There’s been 17 games played between Mississippi State baseball and a lengthy list of nonconference opponents already this season, and the Bulldogs have acquitted themselves well in the early goings of the 2026 season. A 14-2 record, each loss by a run apiece to clubs ranked in the top 10 and away from home, have Coach Brian O’Connor’s squad in prime position heading to Fayetteville to take on the Arkansas Razorbacks this weekend. Last week, State hosted a weather-affected series that had all three games moved up one day apiece and a finale played at 10 am. Two moderately competitive wins over Lipscomb, both five-run affairs, followed an utter shelling as State took game three by a score of 26-0. State didn’t get off to the hottest start at the beginning of the season, beating Hofstra by one run, five runs, and two runs in a three-game set, but caught fire shortly after by winning not-so-competitive games vs Troy, Alcorn State, three vs Delaware, Austin Peay, Arizona State, and Virginia Tech. Back-to-back losses vs UCLA in extra innings and at Southern Miss are the only blemishes thus far. 


Let’s take a look at who and what aspects of the Bulldog ball club are outperforming expectations, holding serve, and which have been underwhelming thus far this season.Above expectations: the weekend rotation for State was thought to have at least one known commodity in Tomas Valincius, a sophomore LHP who started all season as a true freshman for Virginia last year and finished with 4.59 ERA. But although Friday night starter Ryan McPhereson was known to be extremely talented, the increase in workload and significance of his role compared to last year left room for doubt. Those doubts have been answered. Sunday starter Duke Stone hasn’t had that role for the entire season, but he's impressed in three total starts with his 24/2 Ks/BBs ratio. Other pitchers that have over performed include RHP Jack Gleason, a redshirt freshman that was on nobody’s radar but has a 0.96 ERA while leading the team in appearances. Tyler Pitzer hasn’t given up a run in 5.0 innings of work. The lineup was guaranteed to be deep and dangerous this season, but I think the depth and length in this batting order has surpassed even the loftiest of preseason expectations. Thirteen position players have started 8 or more games, and eleven of those bat .333 or above. One of the two that do not is Aiden Teel, a highly projected MLB Draft pick this summer. 


Holding serve: the 14-2 overall record is right about where expectations were at preseason. You’d like to have one of those games back against UCLA or USM to put a nice feather in the Bulldog’s caps, but not slipping up anywhere else in the mild non-con schedule and getting out to big leads in most of those games bode well moving forward. The fact that many of their SEC counterparts have stumbled early and often so far give an extra lift to those that predicted the Bulldogs to be near the top of the SEC. Pre-season All-American Ace Reese has been as advertised but maybe not much better, with only 4 home runs so far but entered last weekend leading the country in doubles. 

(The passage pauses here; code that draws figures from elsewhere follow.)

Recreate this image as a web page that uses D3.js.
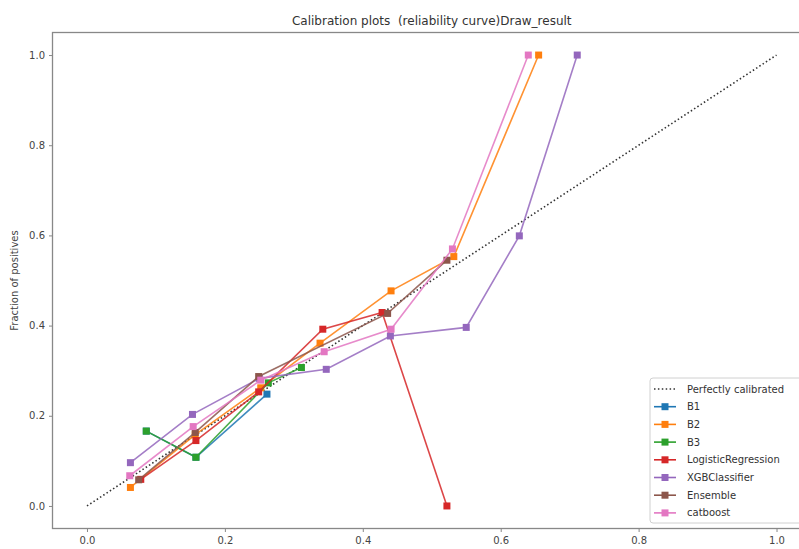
<!DOCTYPE html>
<html><head><meta charset="utf-8">
<script src="https://cdn.jsdelivr.net/npm/d3@7"></script>
<style>body{margin:0;background:#fff}svg{display:block;font-family:"DejaVu Sans",sans-serif}</style>
</head><body><svg id="c" width="799" height="549"></svg>
<script>
const title = "Calibration plots  (reliability curve)Draw_result";
const yLabel = "Fraction of positives";
const xTicks = [0.0, 0.2, 0.4, 0.6, 0.8, 1.0];
const yTicks = [0.0, 0.2, 0.4, 0.6, 0.8, 1.0];
const seriesNames = ["B1","B2","B3","LogisticRegression","XGBClassifier","Ensemble","catboost"];
const seriesColors = ["#1f77b4","#ff7f0e","#2ca02c","#d62728","#9467bd","#8c564b","#e377c2"];
const perfectX = [0, 1];
const perfectY = [0, 1];
const b1X = [0.086, 0.158, 0.261];
const b1Y = [0.166, 0.108, 0.248];
const b2X = [0.063, 0.157, 0.252, 0.338, 0.441, 0.532, 0.655];
const b2Y = [0.041, 0.158, 0.262, 0.361, 0.477, 0.553, 1.0];
const b3X = [0.086, 0.158, 0.263, 0.311];
const b3Y = [0.166, 0.108, 0.273, 0.307];
const lrX = [0.078, 0.158, 0.249, 0.342, 0.428, 0.522];
const lrY = [0.059, 0.145, 0.253, 0.392, 0.429, 0.0];
const xgbX = [0.063, 0.153, 0.250, 0.347, 0.440, 0.550, 0.627, 0.711];
const xgbY = [0.096, 0.203, 0.283, 0.303, 0.377, 0.396, 0.599, 1.0];
const ensX = [0.075, 0.157, 0.249, 0.436, 0.522];
const ensY = [0.058, 0.163, 0.287, 0.427, 0.545];
const catX = [0.062, 0.154, 0.252, 0.344, 0.441, 0.530, 0.640];
const catY = [0.067, 0.176, 0.279, 0.342, 0.392, 0.570, 1.0];
const allX = [b1X,b2X,b3X,lrX,xgbX,ensX,catX];
const allY = [b1Y,b2Y,b3Y,lrY,xgbY,ensY,catY];

const svg = d3.select("#c");
const L = 52.5, R = 811, T = 32.5, B = 528.5;
const x = d3.scaleLinear().domain([-0.05, 1.05]).range([L, R]);
const y = d3.scaleLinear().domain([-0.05, 1.05]).range([B, T]);
const txt = "#444", spine = "#888";

const line = d3.line().x(d=>x(d[0])).y(d=>y(d[1]));
svg.append("path").attr("d", line(d3.zip(perfectX, perfectY)))
  .attr("fill","none").attr("stroke","#333").attr("stroke-width",1.6)
  .attr("stroke-dasharray","1.5,2.4");

seriesNames.forEach((n,i)=>{
  const pts = d3.zip(allX[i], allY[i]);
  const g = svg.append("g");
  g.append("path").attr("d", line(pts)).attr("fill","none")
    .attr("stroke", seriesColors[i]).attr("stroke-width",1.6).attr("opacity",0.85);
  g.selectAll("rect").data(pts).join("rect")
    .attr("x", d=>x(d[0])-3.5).attr("y", d=>y(d[1])-3.5)
    .attr("width",7).attr("height",7).attr("fill", seriesColors[i]);
});

const xa = svg.append("g").attr("transform",`translate(0,${B})`)
  .call(d3.axisBottom(x).tickValues(xTicks).tickFormat(d3.format(".1f")).tickSize(3.5).tickSizeOuter(0));
const ya = svg.append("g").attr("transform",`translate(${L},0)`)
  .call(d3.axisLeft(y).tickValues(yTicks).tickFormat(d3.format(".1f")).tickSize(3.5).tickSizeOuter(0));
[xa,ya].forEach(a=>{
  a.select(".domain").remove();
  a.selectAll("line").attr("stroke", spine);
  a.selectAll("text").attr("fill", txt).style("font-size","10px").style("font-family","DejaVu Sans");
});
xa.selectAll("text").attr("dy","0.71em").attr("y",8);
ya.selectAll("text").attr("x",-7.5);
svg.append("rect").attr("x",L).attr("y",T).attr("width",R-L).attr("height",B-T)
  .attr("fill","none").attr("stroke",spine).attr("stroke-width",1.3);

svg.append("text").attr("x",(L+R)/2).attr("y",25).attr("text-anchor","middle")
  .attr("fill","#333").style("font-size","12px").style("white-space","pre").text(title);
svg.append("text").attr("transform",`translate(18,${(T+B)/2}) rotate(-90)`)
  .attr("text-anchor","middle").attr("fill",txt).style("font-size","10px").text(yLabel);

const lg = svg.append("g");
lg.append("rect").attr("x",650).attr("y",378).attr("width",170).attr("height",145)
  .attr("rx",3).attr("fill","#fff").attr("stroke","#ccc").attr("opacity",0.9);
const legNames = ["Perfectly calibrated"].concat(seriesNames);
legNames.forEach((n,i)=>{
  const yy = 389 + i*17.7;
  if(i===0){
    lg.append("line").attr("x1",654).attr("x2",676).attr("y1",yy).attr("y2",yy)
      .attr("stroke","#333").attr("stroke-width",1.6).attr("stroke-dasharray","1.5,2.4");
  } else {
    const c = seriesColors[i-1];
    lg.append("line").attr("x1",654).attr("x2",676).attr("y1",yy).attr("y2",yy)
      .attr("stroke",c).attr("stroke-width",1.6);
    lg.append("rect").attr("x",665-3.5).attr("y",yy-3.5).attr("width",7).attr("height",7).attr("fill",c);
  }
  lg.append("text").attr("x",687).attr("y",yy).attr("dy","0.35em").attr("fill","#333")
    .style("font-size","10px").text(n);
});
</script></body></html>
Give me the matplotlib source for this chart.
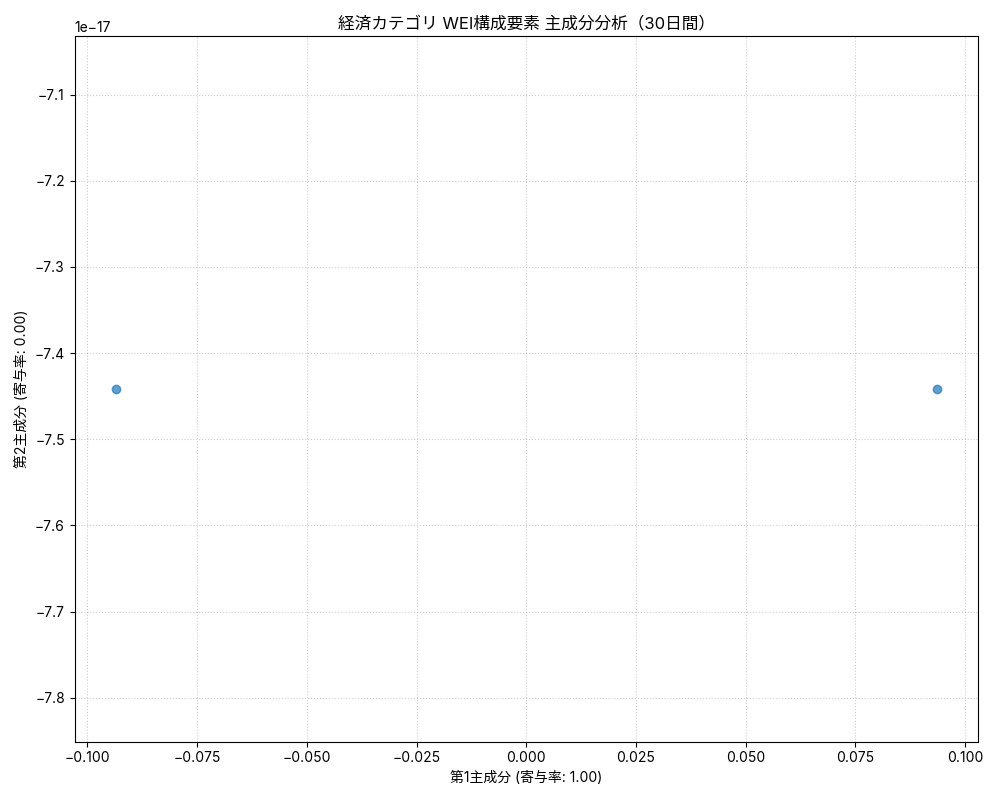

Underwhelming: it’s difficult to fault the Bulldogs for 27 homeruns through 14 games, but I am surprised they aren’t top-ten in the country in long balls given the power hitting we expected preseason. Hitting-for-average has been perhaps better than expected, so maybe it's a plate approach thing from hitting coach Kevin McMullan and Brian O’Connor. A handful of pitchers have underperformed. William Kirk, tragically, tore his other ACL in the 9th game of the season after missing the season at Virginia yesterday due to a leg injury. Charlie Foster was the original Sunday started, but the talented sophomore LHP is still working to meet his potential. Reliever Chris Billingsley is also a work in progress, a RHP with disgusting stuff that struggled to throw strikes early on and now, probably intentionally, is catching a lot of the plate with many of his pitches. Ben Davis has looked sharp in most of his outings, but the highly reliable returning reliever is not quite putting up the numbers he had a year ago with his 5.00 ERA in 9 IP. 


Mississippi State will travel to Arkansas this weekend for a three-game set after defeating Tulane in comeback fashion on Tuesday night.